A-t-elle profité de la crise sanitaire pour s’enrichir illégalement? C’est la question que la justice niçoise s’est dans un premier temps posée en examinant les pratiques d’une pharmacienne de 60 ans, installée près de la gare du Sud. Au terme de plusieurs heures d’audience, marquées par de fermes dénégations de la prévenue, la décision a été mise en délibéré et sera rendue le 20 juin.
L’enquête a démarré en 2021, après plusieurs signalements adressés à l’Agence régionale de santé (ARS) et à l’Ordre national des pharmaciens, notamment par le syndicat de la profession. Une première inspection en septembre dans l’officine met alors en lumière l’usage de tests salivaires avec promesse de résultat en 15 minutes pourtant interdits à l’époque. Leur fiabilité et sensibilité ayant été jugée insuffisante, leur utilisation avait été proscrite (1).
À la barre, la pharmacienne tente de se défendre: "Je n’ai rien voulu cacher, car je pensais être dans mon bon droit. Je faisais la publicité de ces tests sur les réseaux sociaux et sur ma vitrine. Vous imaginez bien que si j’avais voulu frauder, je ne l’aurais pas crié sur tous les toits." Une explication jugée toutefois peu convaincante par les parties civiles. À savoir, la CPAM représentée par Maître Magali Di Crosta et le Conseil national de l’ordre des pharmaciens (CNOP) par Maître Beatriz De Silva. Le conseil du CNOP fait d’ailleurs remarquer: "Il y avait une communication très claire à cette période. Chaque matin, le professeur Salomon détaillait les consignes à la télévision ou à la radio".
Maître Adrien Verrier, en défense, en total désaccord avec sa consœur, plaide la confusion générale: "Il y avait sans cesse des informations et des contre informations, on en perdait notre latin".
Une fraude à la facturation pointée du doigt
Au-delà de l’usage interdit, c’est également la facturation de ces tests à la CPAM qui est remise en cause. Grâce à une simple manipulation informatique – le choix d’une mention "autre" dans un logiciel –, la pharmacienne a pu se les faire rembourser indûment par l’Assurance maladie. Un procédé qualifié de frauduleux par le procureur Christophe Tricoche: "Elle n’a pas respecté ses obligations déontologiques et a mis des patients en danger. De plus, un professionnel de santé est censé maîtriser les règles de facturation." Il ajoute: "C’est tout même étonnant, c’est la seule pharmacie qui a été signalée pour cela sur les 1.814 que compte la région". La prévenue évoque pour sa part un "acharnement" de ses confrères, attribué à l’agrandissement de sa pharmacie en 2019.
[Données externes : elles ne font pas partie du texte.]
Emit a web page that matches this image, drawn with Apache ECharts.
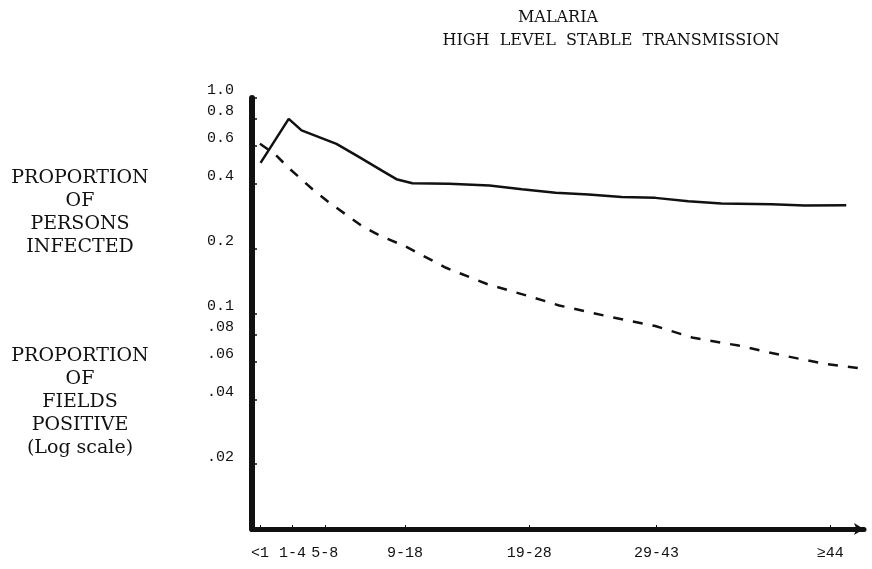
<!DOCTYPE html>
<html>
<head>
<meta charset="utf-8">
<script src="https://cdn.jsdelivr.net/npm/echarts@6/dist/echarts.min.js"></script>
<style>
html,body{margin:0;padding:0;background:#fff;}
#chart{width:872px;height:569px;}
</style>
</head>
<body>
<div id="chart"></div>
<script>
// Age-group tick positions along the horizontal axis (axis units 0..100) and their labels
const xTickPos = [1.3, 6.6, 11.9, 25.0, 45.3, 66.1, 94.5];
const xTickLabels = ['<1', '1-4', '5-8', '9-18', '19-28', '29-43', '\u226544'];

// Log-scale vertical ticks
const yTickValues = [1.0, 0.8, 0.6, 0.4, 0.2, 0.1, 0.08, 0.06, 0.04, 0.02];
const yTickLabels = ['1.0', '0.8', '0.6', '0.4', '0.2', '0.1', '.08', '.06', '.04', '.02'];

// Proportion of persons infected (solid)
const infectedX = [1.4, 6.0, 8.1, 13.8, 17.6, 21.3, 23.6, 26.2, 32.2, 38.8, 44.1, 49.6, 55.0, 60.4, 65.9, 71.3, 76.7, 84.9, 90.3, 97.1];
const infectedY = [0.50, 0.80, 0.708, 0.613, 0.530, 0.459, 0.420, 0.402, 0.400, 0.393, 0.377, 0.363, 0.357, 0.347, 0.344, 0.332, 0.324, 0.321, 0.317, 0.318];

// Proportion of fields positive (dashed)
const fieldsX = [1.3, 3.7, 6.2, 9.9, 12.7, 18.1, 21.3, 24.9, 31.7, 38.4, 45.8, 50.2, 57.8, 65.9, 72.1, 79.5, 86.6, 93.4, 100];
const fieldsY = [0.613, 0.550, 0.468, 0.377, 0.326, 0.253, 0.227, 0.206, 0.163, 0.137, 0.119, 0.109, 0.0975, 0.0875, 0.0771, 0.0710, 0.0640, 0.0585, 0.0554];

function nearestLabel(vals, labels, v, isLog) {
  let best = 0, bd = Infinity;
  for (let i = 0; i < vals.length; i++) {
    const d = isLog ? Math.abs(Math.log(vals[i]) - Math.log(v)) : Math.abs(vals[i] - v);
    if (d < bd) { bd = d; best = i; }
  }
  return labels[best];
}

const chart = echarts.init(document.getElementById('chart'), null, {renderer: 'canvas'});
const ink = '#111';
const serif = '"DejaVu Serif", "Liberation Serif", serif';
const mono = '"Liberation Mono", "DejaVu Sans Mono", monospace';

chart.setOption({
  backgroundColor: '#fff',
  animation: false,
  grid: {left: 252, right: 8, top: 98, bottom: 40, containLabel: false},
  xAxis: {
    type: 'value', min: 0, max: 100,
    axisLine: {show: true, lineStyle: {color: ink, width: 5}, symbol: ['none', 'arrow'], symbolSize: [9, 10]},
    axisTick: {show: true, inside: true, length: 4, lineStyle: {color: ink, width: 1}, customValues: xTickPos},
    axisLabel: {
      show: true, color: ink, fontFamily: mono, fontSize: 15, margin: 17,
      customValues: xTickPos,
      formatter: v => nearestLabel(xTickPos, xTickLabels, v, false)
    },
    splitLine: {show: false}
  },
  yAxis: {
    type: 'log', logBase: 10, min: 0.01, max: 1,
    axisLine: {show: true, lineStyle: {color: ink, width: 6}},
    axisTick: {show: true, inside: true, length: 5, lineStyle: {color: ink, width: 1.5}, customValues: yTickValues},
    axisLabel: {
      show: true, color: ink, fontFamily: mono, fontSize: 15, margin: 18,
      verticalAlign: 'bottom', hideOverlap: false,
      customValues: yTickValues,
      formatter: v => nearestLabel(yTickValues, yTickLabels, v, true)
    },
    splitLine: {show: false},
    minorTick: {show: false}
  },
  series: [
    {
      name: 'Proportion of persons infected', type: 'line',
      data: infectedX.map((x, i) => [x, infectedY[i]]),
      showSymbol: false, smooth: false,
      lineStyle: {color: ink, width: 2.5, type: 'solid'}
    },
    {
      name: 'Proportion of fields positive', type: 'line',
      data: fieldsX.map((x, i) => [x, fieldsY[i]]),
      showSymbol: false, smooth: false,
      lineStyle: {color: ink, width: 2.5, type: [10, 10]}
    }
  ],
  graphic: [
    {type: 'text', style: {text: 'MALARIA', x: 558, y: 18, align: 'center', verticalAlign: 'middle', font: '16px ' + serif, fill: ink}},
    {type: 'text', style: {text: 'HIGH  LEVEL  STABLE  TRANSMISSION', x: 611, y: 41, align: 'center', verticalAlign: 'middle', font: '16px ' + serif, fill: ink}},
    {type: 'text', style: {text: 'PROPORTION\nOF\nPERSONS\nINFECTED', x: 80, y: 213, align: 'center', verticalAlign: 'middle', lineHeight: 23, font: '19px ' + serif, fill: ink}},
    {type: 'text', style: {text: 'PROPORTION\nOF\nFIELDS\nPOSITIVE\n(Log scale)', x: 80, y: 402, align: 'center', verticalAlign: 'middle', lineHeight: 23, font: '19px ' + serif, fill: ink}}
  ]
});
</script>
</body>
</html>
Des pratiques professionnelles controversées
Autres accusations portées contre la prévenue à la suite d’une seconde inspection en décembre 2022: l’absence régulière d’un pharmacien titulaire dans l’officine au moment des ventes, et l’intervention de personnel non diplômé pour vendre des médicaments. Ce que la loi interdit strictement. "Même pour une simple boîte de Doliprane, cela ne peut être fait sans pharmacien", a rappelé le président du tribunal, Christian Legay. La mise en cause dément: "Il y avait toujours un professionnel présent". Pourtant, plusieurs anciens salariés ont affirmé le contraire.
Il lui est également reproché d’avoir fourni des médicaments à substance vénéneuse ou stupéfiants, sans pouvoir fournir les ordonnances relatives à ces derniers. Notamment à un couple d’infirmiers étrangers, qui ont par ailleurs été condamnés à 3 ans de prison dont un an ferme pour exercice illégal de la profession de médecin.
Un préjudice estimé à 53.000 euros
Le préjudice estimé par la CPAM s’élève à environ 53.000 euros. "On est loin des fraudes massives qu’on voit d’ordinaire", a nuancé Me Verrier, tout en reconnaissant la portée sanitaire de l’affaire.
Le procureur Christophe Tricoche a requis 18 mois entièrement assortis d’un sursis simple, une amende de 30.000 euros pour la pharmacienne, 75.000 pour l’officine, et une interdiction avec sursis d’exercer pendant trois ans.
1. Les tests salivaires, mais non rapide, ont été déployés dans les écoles seulement.